Model 3 and Model Y accounted for the bulk of deliveries at 341,893 units, while other models including the Cybertruck contributed 16,130. Production reached 408,386 vehicles, creating a significant inventory buildup of over 50,000 unsold units — the widest gap in recent years. This mismatch highlights ongoing demand challenges even as Tesla ramps output. The Cybertruck stood out as a bright spot with strong year-over-year growth, though it remains a smaller part of the overall mix.

Tesla executives have pointed to upcoming catalysts for stronger growth, including the launch of more affordable models later in 2026 and advancements in autonomous driving technology through the Robotaxi and Cybercab initiatives. Energy storage deployments also featured in the report at 8.8 GWh, though this marked a decline from prior peaks. Despite the miss, Tesla reclaimed the quarterly BEV sales lead from BYD, which reported around 310,000 pure electric vehicles in the same period.

The modest Q1 improvement reflects a complex recovery story. Deep discounts and zero-interest financing helped stem the bleeding from 2025, but broader headwinds persist, including intensified rivalry from legacy automakers and Chinese EV makers offering competitive pricing. Regional variations further complicate the picture, with some markets showing resilience while others continue to lag.

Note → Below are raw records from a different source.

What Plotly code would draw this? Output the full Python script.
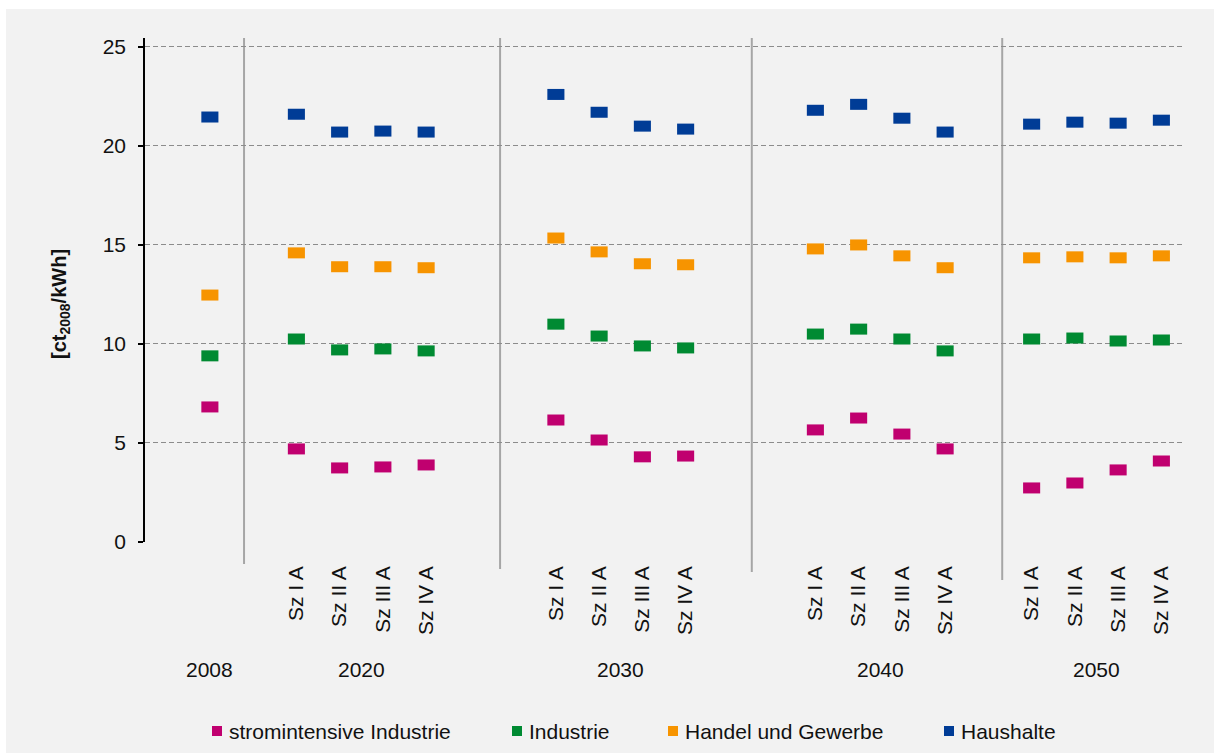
import plotly.graph_objects as go

# ---- data -------------------------------------------------------------
periods = ["2008", "2020", "2030", "2040", "2050"]
scenarios = ["Sz I A", "Sz II A", "Sz III A", "Sz IV A"]

series_names = ["stromintensive Industrie", "Industrie", "Handel und Gewerbe", "Haushalte"]

# first value = 2008, then 4 scenarios each for 2020, 2030, 2040, 2050  [ct2008/kWh]
stromintensive = [6.82,
                  4.70, 3.74, 3.79, 3.89,
                  6.16, 5.15, 4.30, 4.34,
                  5.66, 6.26, 5.45, 4.70,
                  2.73, 2.98, 3.64, 4.09]
industrie = [9.40,
             10.25, 9.70, 9.75, 9.65,
             11.00, 10.40, 9.90, 9.80,
             10.50, 10.75, 10.25, 9.65,
             10.25, 10.30, 10.15, 10.20]
handel = [12.47,
          14.60, 13.90, 13.90, 13.85,
          15.35, 14.65, 14.05, 14.00,
          14.80, 15.00, 14.45, 13.85,
          14.35, 14.40, 14.35, 14.45]
haushalte = [21.46,
             21.60, 20.70, 20.75, 20.70,
             22.60, 21.70, 21.00, 20.85,
             21.80, 22.10, 21.40, 20.70,
             21.10, 21.20, 21.15, 21.30]

# ---- layout helpers ----------------------------------------------------
colors = ["#C0006F", "#008A32", "#F79400", "#003C96"]
font_family = "Liberation Sans, Arial, sans-serif"
text_color = "#111111"
fs = 21

W, H = 1214, 753
L, R, T, B = 145, 31, 38, 211
PW, PH = W - L - R, H - T - B
N_SLOTS = 24

def px_x(p):
    return (p - L) / PW

def px_y(p):
    return (H - B - p) / PH

# slot layout: 2008 sits alone, each scenario year holds four adjacent slots
slot_2008 = 1
group_first_slot = [3, 9, 15, 20]
x_pos = [slot_2008 + 0.5]
for g in group_first_slot:
    x_pos += [g + k + 0.5 for k in range(len(scenarios))]

tick_vals = x_pos[1:]
tick_text = scenarios * len(group_first_slot)
period_centers = [x_pos[0]] + [g + len(scenarios) / 2 for g in group_first_slot]

separator_slots = [2.29, 8.21, 14.03, 19.82]
separator_bottom_px = [564, 569, 572, 580]

fig = go.Figure()

for name, vals, col in zip(series_names, [stromintensive, industrie, handel, haushalte], colors):
    fig.add_trace(go.Scatter(
        x=x_pos, y=vals, mode="markers", name=name, showlegend=False,
        marker=dict(symbol="line-ew", size=12.2, line=dict(color=col, width=11)),
        hoverinfo="x+y+name",
    ))

shapes = []
# panel background
shapes.append(dict(type="rect", xref="paper", yref="paper",
                   x0=px_x(6), x1=px_x(W + 2), y0=px_y(9), y1=px_y(H + 2),
                   fillcolor="#F2F2F2", line=dict(width=0), layer="below"))
# period separators
for s, bpx in zip(separator_slots, separator_bottom_px):
    shapes.append(dict(type="line", xref="paper", yref="paper",
                       x0=s / N_SLOTS, x1=s / N_SLOTS, y0=1, y1=px_y(bpx),
                       line=dict(color="#A6A6A6", width=2), layer="below"))

annotations = []
for p, xc in zip(periods, period_centers):
    annotations.append(dict(x=xc, y=px_y(669), xref="x", yref="paper", text=p,
                            showarrow=False, xanchor="center", yanchor="middle",
                            font=dict(size=fs, color=text_color, family=font_family)))

# y-axis title
annotations.append(dict(x=px_x(60), y=px_y(304), xref="paper", yref="paper",
                        text="<b>[ct<sub>2008</sub>/kWh]</b>", textangle=-90,
                        showarrow=False, xanchor="center", yanchor="middle",
                        font=dict(size=20, color=text_color, family=font_family)))

# legend row
legend_square_px = [217, 517, 673, 949]
legend_text_px = [227, 527, 683, 959]
legend_y_px = 731
for name, col, sq, tx in zip(series_names, colors, legend_square_px, legend_text_px):
    shapes.append(dict(type="rect", xref="paper", yref="paper",
                       x0=px_x(sq - 5), x1=px_x(sq + 5),
                       y0=px_y(legend_y_px + 5), y1=px_y(legend_y_px - 5),
                       fillcolor=col, line=dict(width=0)))
    annotations.append(dict(x=px_x(tx), y=px_y(legend_y_px), xref="paper", yref="paper",
                            text=name, showarrow=False, xanchor="left", yanchor="middle",
                            font=dict(size=fs, color=text_color, family=font_family)))

fig.update_layout(
    width=W, height=H,
    margin=dict(l=L, r=R, t=T, b=B, pad=0),
    paper_bgcolor="white",
    plot_bgcolor="rgba(0,0,0,0)",
    font=dict(family=font_family, size=fs, color=text_color),
    shapes=shapes,
    annotations=annotations,
    showlegend=False,
    xaxis=dict(
        range=[0, N_SLOTS], showgrid=False, zeroline=False, showline=False,
        tickmode="array", tickvals=tick_vals, ticktext=tick_text,
        tickangle=-90, ticks="", ticklabelstandoff=19,
        tickfont=dict(size=fs, color=text_color),
        fixedrange=True,
    ),
    yaxis=dict(
        range=[0, 25.45], tickmode="array", tickvals=[0, 5, 10, 15, 20, 25],
        showgrid=True, gridcolor="#8C8C8C", gridwidth=1, griddash="5px,3px",
        zeroline=False, showline=True, linecolor="black", linewidth=1.5,
        ticks="outside", ticklen=5, tickcolor="black", tickwidth=1.5,
        ticklabelstandoff=8,
        tickfont=dict(size=fs, color=text_color),
        fixedrange=True,
    ),
)

fig.write_html("out.html")
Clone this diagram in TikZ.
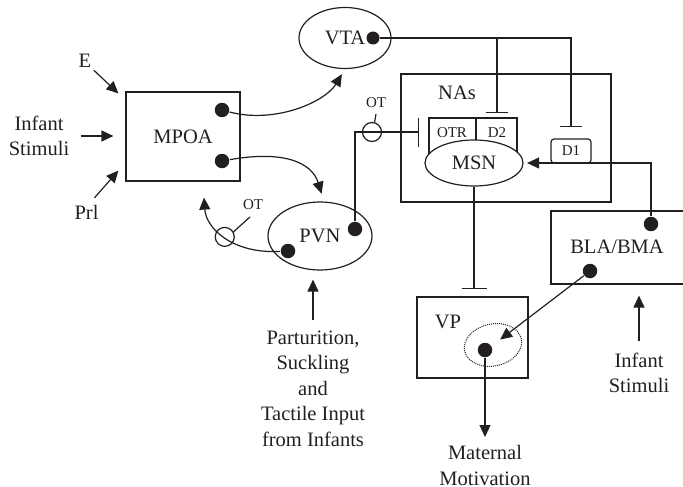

As Tesla navigates this transitional phase, all eyes remain on its ability to refresh the lineup and execute on long-term bets in robotics and autonomy. The Q1 figures provide a cautious first glimpse into 2026 performance, suggesting the boycott impact may be easing but that structural challenges in the EV sector and execution risks ahead could keep pressure on results. For now, the slight sales uptick offers a tentative sign of stabilization after a bruising year, yet falling short of expectations underscores that Tesla’s path back to robust growth remains uncertain and closely watched by investors worldwide.